_Problem requirements:_
Reproduce the listing below without changes, except that pictures are left out.

** Start of Given entries **

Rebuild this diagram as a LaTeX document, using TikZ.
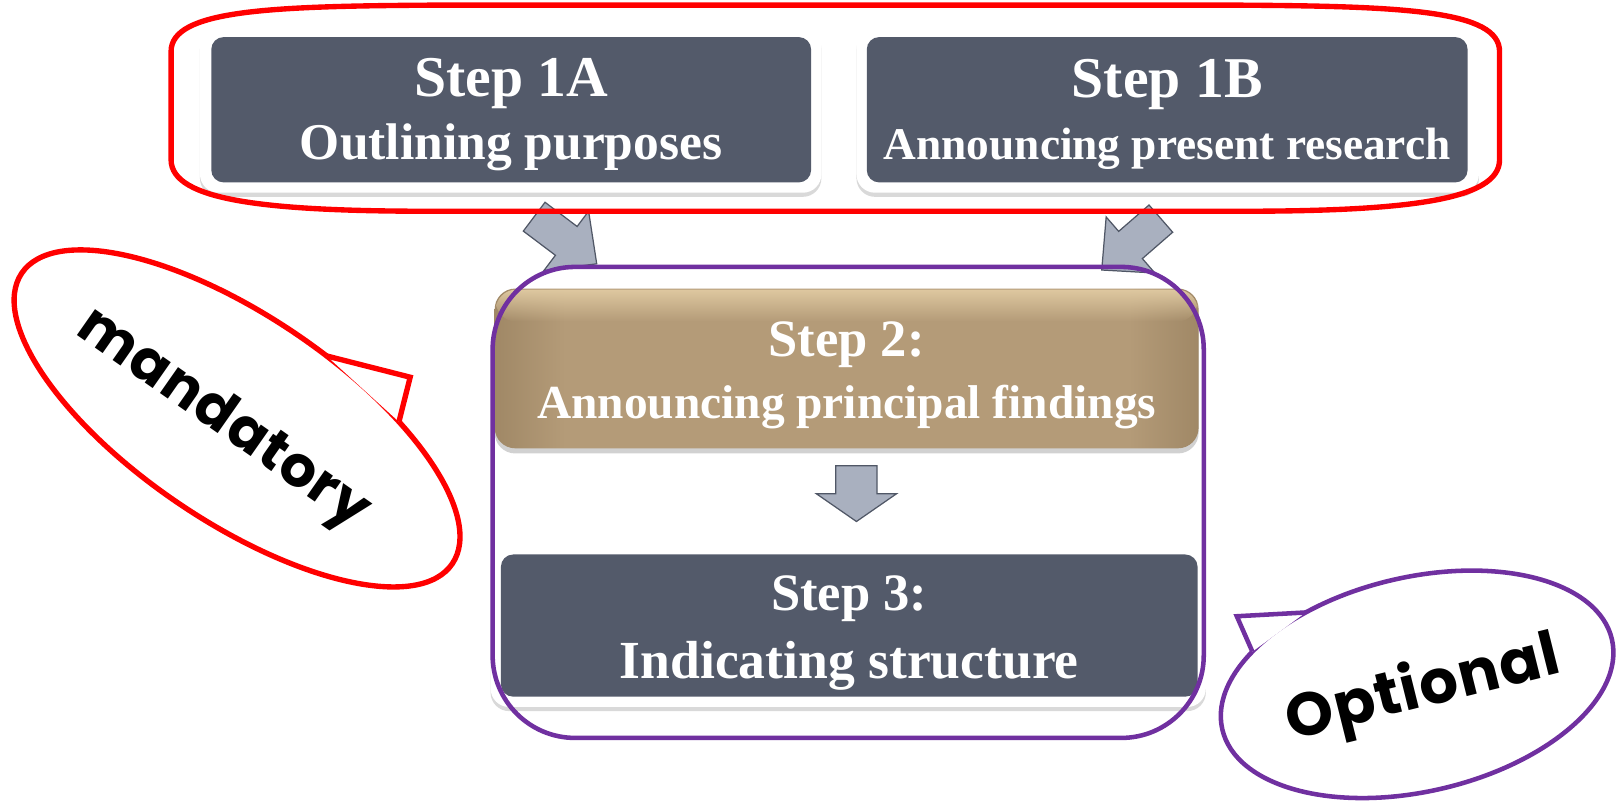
\documentclass[tikz,border=0pt]{standalone}
\usepackage{fontspec}
\setmainfont{Liberation Serif}
\newfontfamily\callfont[LetterSpace=2]{Poppins}
\usetikzlibrary{shadows,fadings}
\definecolor{slate}{RGB}{83,90,106}
\definecolor{tanM}{RGB}{180,155,120}
\definecolor{tanD}{RGB}{160,136,102}
\definecolor{tanL}{RGB}{222,200,160}
\definecolor{arrowfill}{RGB}{169,176,191}
\definecolor{arrowline}{RGB}{80,87,102}
\definecolor{redline}{RGB}{255,0,0}
\definecolor{purp}{RGB}{112,48,160}
\pgfdeclarehorizontalshading{tanshade}{100bp}{color(0bp)=(tanD); color(25bp)=(tanD); color(30bp)=(tanM); color(70bp)=(tanM); color(75bp)=(tanD); color(100bp)=(tanD)}
\tikzset{
  darkbox/.style={fill=slate, rounded corners=6pt, inner sep=0pt, draw=none},
  whitebox/.style={fill=white, rounded corners=9pt, inner sep=0pt,
    drop shadow={shadow xshift=0pt, shadow yshift=-2pt, opacity=0.15, fill=black}},
  tanbox/.style={rounded corners=10pt, inner sep=0pt, shading=tanshade,
    drop shadow={shadow xshift=0pt, shadow yshift=-2.5pt, opacity=0.18, fill=black}},
  steptxt/.style={text=white, inner sep=0pt, anchor=base},
  blockarrow/.style={fill=arrowfill, draw=arrowline, line width=0.6pt, line join=miter},
  callred/.style={draw=redline, line width=2.6pt, fill=white, line join=miter},
  callpurp/.style={draw=purp, line width=2.2pt, fill=white, line join=miter},
  calltxt/.style={inner sep=0pt}
}
\begin{document}
\begin{tikzpicture}[x=0.5pt, y=0.5pt]
\useasboundingbox (0,0) rectangle (1568,-779);
\fill[white] (0,0) rectangle (1568,-779);

% top boxes
\node[whitebox, minimum width=301.5pt, minimum height=80.5pt] (w1a) at (495.5,-106.5) {};
\node[darkbox, minimum width=291pt, minimum height=70.5pt] (s1a) at (496,-106.5) {};
\node[whitebox, minimum width=302pt, minimum height=80.5pt] (w1b) at (1133,-106.5) {};
\node[darkbox, minimum width=291.5pt, minimum height=70.5pt] (s1b) at (1132.5,-106.5) {};

\node[steptxt, font={\bfseries\fontsize{28}{30}\selectfont}] (t1a1) at (496,-94) {Step 1A};
\node[steptxt, font={\bfseries\fontsize{25}{30}\selectfont}] (t1a2) at (496,-154.6) {Outlining purposes};
\node[steptxt, font={\bfseries\fontsize{28}{30}\selectfont}] (t1b1) at (1132.5,-95) {Step 1B};
\node[steptxt, font={\bfseries\fontsize{22}{30}\selectfont}] (t1b2) at (1132.5,-155) {Announcing present research};

% diagonal arrows
\begin{scope}[shift={(579,-256)}, rotate=-37]
  \draw[blockarrow] (-76,-17.5) -- (-37,-17.5) -- (-37,-36) -- (0,0) -- (-37,36) -- (-37,17.5) -- (-76,17.5) -- cycle;
\end{scope}
\begin{scope}[shift={(1069,-262)}, rotate=-139]
  \draw[blockarrow] (-76,-17.5) -- (-37,-17.5) -- (-37,-36) -- (0,0) -- (-37,36) -- (-37,17.5) -- (-76,17.5) -- cycle;
\end{scope}

% step 2
\node[tanbox, minimum width=341.5pt, minimum height=77.5pt] (s2) at (821.5,-357.5) {};
\fill[tanL, path fading=south, rounded corners=10pt] (481,-281) rectangle (1162,-312);
\node[steptxt, font={\bfseries\fontsize{25.5}{30}\selectfont}] (t21) at (821.5,-346) {Step 2:};
\node[steptxt, font={\bfseries\fontsize{23}{30}\selectfont}] (t22) at (821.5,-406) {Announcing principal findings};

% down arrow
\draw[blockarrow] (811,-452) -- (851,-452) -- (851,-479) -- (870,-479) -- (831,-506) -- (792,-479) -- (811,-479) -- cycle;

% step 3
\node[whitebox, minimum width=347pt, minimum height=78.5pt] (w3) at (823,-607.5) {};
\node[darkbox, minimum width=338pt, minimum height=69pt] (s3) at (824,-607) {};
\node[steptxt, font={\bfseries\fontsize{25.5}{30}\selectfont}] (t31) at (824,-592) {Step 3:};
\node[steptxt, font={\bfseries\fontsize{26}{30}\selectfont}] (t32) at (824,-658) {Indicating structure};

% group outlines
\draw[redline, line width=2.6pt] (166,-50) .. controls (166,-10) and (260,-6) .. (420,-5) -- (1201,-5)
  .. controls (1361,-6) and (1455,-10) .. (1455,-50) -- (1455,-155)
  .. controls (1455,-195) and (1361,-205) .. (1201,-205) -- (420,-205)
  .. controls (260,-205) and (166,-195) .. (166,-155) -- cycle;
\draw[purp, line width=2.2pt, rounded corners=40pt] (478,-259) rectangle (1168,-716);

% mandatory callout
\begin{scope}[shift={(230,-406)}, rotate=-34]
  \draw[callred] (0,0) ellipse [x radius=252, y radius=100];
  \draw[callred] (81.3:252 and 100) -- (116.9,127.1) -- (58.4:252 and 100);
\end{scope}
\node[calltxt, rotate=-35, font={\callfont\bfseries\fontsize{27.5}{28}\selectfont}] (mand) at (216,-408) {mandatory};

% optional callout
\begin{scope}[shift={(1375,-664)}, rotate=13]
  \draw[callpurp] (0,0) ellipse [x radius=194, y radius=104];
  \draw[callpurp] (117.5:194 and 104) -- (-155.6,103.7) -- (140:194 and 104);
\end{scope}
\node[calltxt, rotate=14, font={\callfont\bfseries\fontsize{29.5}{30}\selectfont}] (opt) at (1381,-670) {Optional};
\end{tikzpicture}
\end{document}
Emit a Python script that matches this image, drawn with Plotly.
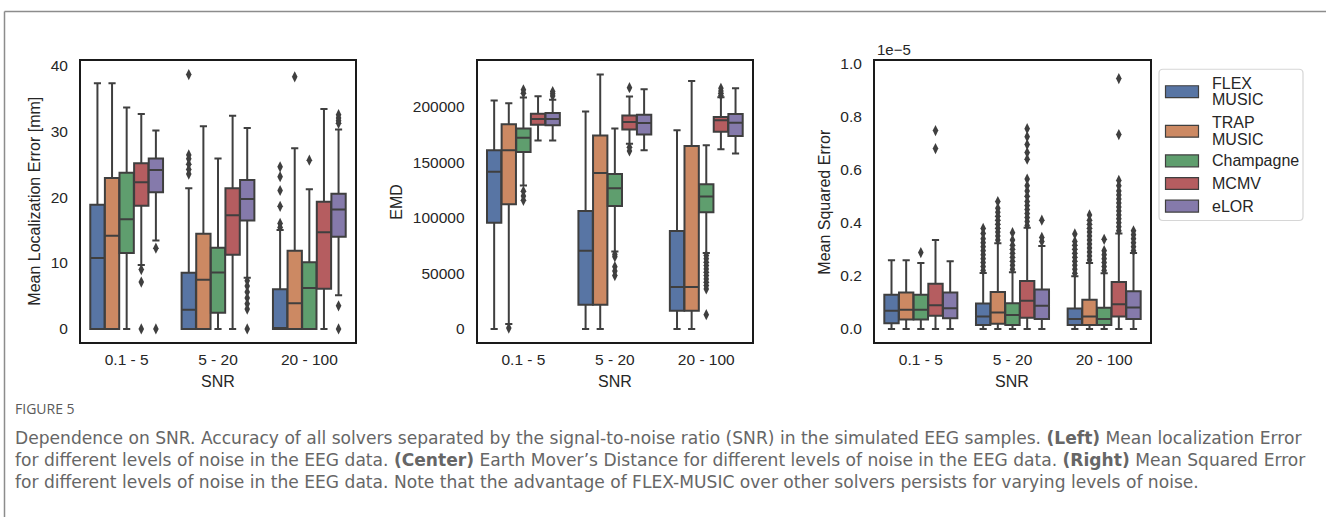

** End of Given entries **

_Solution below:_
Rebuild this diagram as a LaTeX document, using TikZ.
\documentclass[tikz,border=0pt]{standalone}
\usepackage{fontspec}
\setmainfont{Liberation Serif}
\newfontfamily\callfont[LetterSpace=2]{Poppins}
\usetikzlibrary{shadows,fadings}
\definecolor{slate}{RGB}{83,90,106}
\definecolor{tanM}{RGB}{180,155,120}
\definecolor{tanD}{RGB}{160,136,102}
\definecolor{tanL}{RGB}{222,200,160}
\definecolor{arrowfill}{RGB}{169,176,191}
\definecolor{arrowline}{RGB}{80,87,102}
\definecolor{redline}{RGB}{255,0,0}
\definecolor{purp}{RGB}{112,48,160}
\pgfdeclarehorizontalshading{tanshade}{100bp}{color(0bp)=(tanD); color(25bp)=(tanD); color(30bp)=(tanM); color(70bp)=(tanM); color(75bp)=(tanD); color(100bp)=(tanD)}
\tikzset{
  darkbox/.style={fill=slate, rounded corners=6pt, inner sep=0pt, draw=none},
  whitebox/.style={fill=white, rounded corners=9pt, inner sep=0pt,
    drop shadow={shadow xshift=0pt, shadow yshift=-2pt, opacity=0.15, fill=black}},
  tanbox/.style={rounded corners=10pt, inner sep=0pt, shading=tanshade,
    drop shadow={shadow xshift=0pt, shadow yshift=-2.5pt, opacity=0.18, fill=black}},
  steptxt/.style={text=white, inner sep=0pt, anchor=base},
  blockarrow/.style={fill=arrowfill, draw=arrowline, line width=0.6pt, line join=miter},
  callred/.style={draw=redline, line width=2.6pt, fill=white, line join=miter},
  callpurp/.style={draw=purp, line width=2.2pt, fill=white, line join=miter},
  calltxt/.style={inner sep=0pt}
}
\begin{document}
\begin{tikzpicture}[x=0.5pt, y=0.5pt]
\useasboundingbox (0,0) rectangle (1568,-779);
\fill[white] (0,0) rectangle (1568,-779);

% top boxes
\node[whitebox, minimum width=301.5pt, minimum height=80.5pt] (w1a) at (495.5,-106.5) {};
\node[darkbox, minimum width=291pt, minimum height=70.5pt] (s1a) at (496,-106.5) {};
\node[whitebox, minimum width=302pt, minimum height=80.5pt] (w1b) at (1133,-106.5) {};
\node[darkbox, minimum width=291.5pt, minimum height=70.5pt] (s1b) at (1132.5,-106.5) {};

\node[steptxt, font={\bfseries\fontsize{28}{30}\selectfont}] (t1a1) at (496,-94) {Step 1A};
\node[steptxt, font={\bfseries\fontsize{25}{30}\selectfont}] (t1a2) at (496,-154.6) {Outlining purposes};
\node[steptxt, font={\bfseries\fontsize{28}{30}\selectfont}] (t1b1) at (1132.5,-95) {Step 1B};
\node[steptxt, font={\bfseries\fontsize{22}{30}\selectfont}] (t1b2) at (1132.5,-155) {Announcing present research};

% diagonal arrows
\begin{scope}[shift={(579,-256)}, rotate=-37]
  \draw[blockarrow] (-76,-17.5) -- (-37,-17.5) -- (-37,-36) -- (0,0) -- (-37,36) -- (-37,17.5) -- (-76,17.5) -- cycle;
\end{scope}
\begin{scope}[shift={(1069,-262)}, rotate=-139]
  \draw[blockarrow] (-76,-17.5) -- (-37,-17.5) -- (-37,-36) -- (0,0) -- (-37,36) -- (-37,17.5) -- (-76,17.5) -- cycle;
\end{scope}

% step 2
\node[tanbox, minimum width=341.5pt, minimum height=77.5pt] (s2) at (821.5,-357.5) {};
\fill[tanL, path fading=south, rounded corners=10pt] (481,-281) rectangle (1162,-312);
\node[steptxt, font={\bfseries\fontsize{25.5}{30}\selectfont}] (t21) at (821.5,-346) {Step 2:};
\node[steptxt, font={\bfseries\fontsize{23}{30}\selectfont}] (t22) at (821.5,-406) {Announcing principal findings};

% down arrow
\draw[blockarrow] (811,-452) -- (851,-452) -- (851,-479) -- (870,-479) -- (831,-506) -- (792,-479) -- (811,-479) -- cycle;

% step 3
\node[whitebox, minimum width=347pt, minimum height=78.5pt] (w3) at (823,-607.5) {};
\node[darkbox, minimum width=338pt, minimum height=69pt] (s3) at (824,-607) {};
\node[steptxt, font={\bfseries\fontsize{25.5}{30}\selectfont}] (t31) at (824,-592) {Step 3:};
\node[steptxt, font={\bfseries\fontsize{26}{30}\selectfont}] (t32) at (824,-658) {Indicating structure};

% group outlines
\draw[redline, line width=2.6pt] (166,-50) .. controls (166,-10) and (260,-6) .. (420,-5) -- (1201,-5)
  .. controls (1361,-6) and (1455,-10) .. (1455,-50) -- (1455,-155)
  .. controls (1455,-195) and (1361,-205) .. (1201,-205) -- (420,-205)
  .. controls (260,-205) and (166,-195) .. (166,-155) -- cycle;
\draw[purp, line width=2.2pt, rounded corners=40pt] (478,-259) rectangle (1168,-716);

% mandatory callout
\begin{scope}[shift={(230,-406)}, rotate=-34]
  \draw[callred] (0,0) ellipse [x radius=252, y radius=100];
  \draw[callred] (81.3:252 and 100) -- (116.9,127.1) -- (58.4:252 and 100);
\end{scope}
\node[calltxt, rotate=-35, font={\callfont\bfseries\fontsize{27.5}{28}\selectfont}] (mand) at (216,-408) {mandatory};

% optional callout
\begin{scope}[shift={(1375,-664)}, rotate=13]
  \draw[callpurp] (0,0) ellipse [x radius=194, y radius=104];
  \draw[callpurp] (117.5:194 and 104) -- (-155.6,103.7) -- (140:194 and 104);
\end{scope}
\node[calltxt, rotate=14, font={\callfont\bfseries\fontsize{29.5}{30}\selectfont}] (opt) at (1381,-670) {Optional};
\end{tikzpicture}
\end{document}
Emit a Python script that matches this image, drawn with Plotly.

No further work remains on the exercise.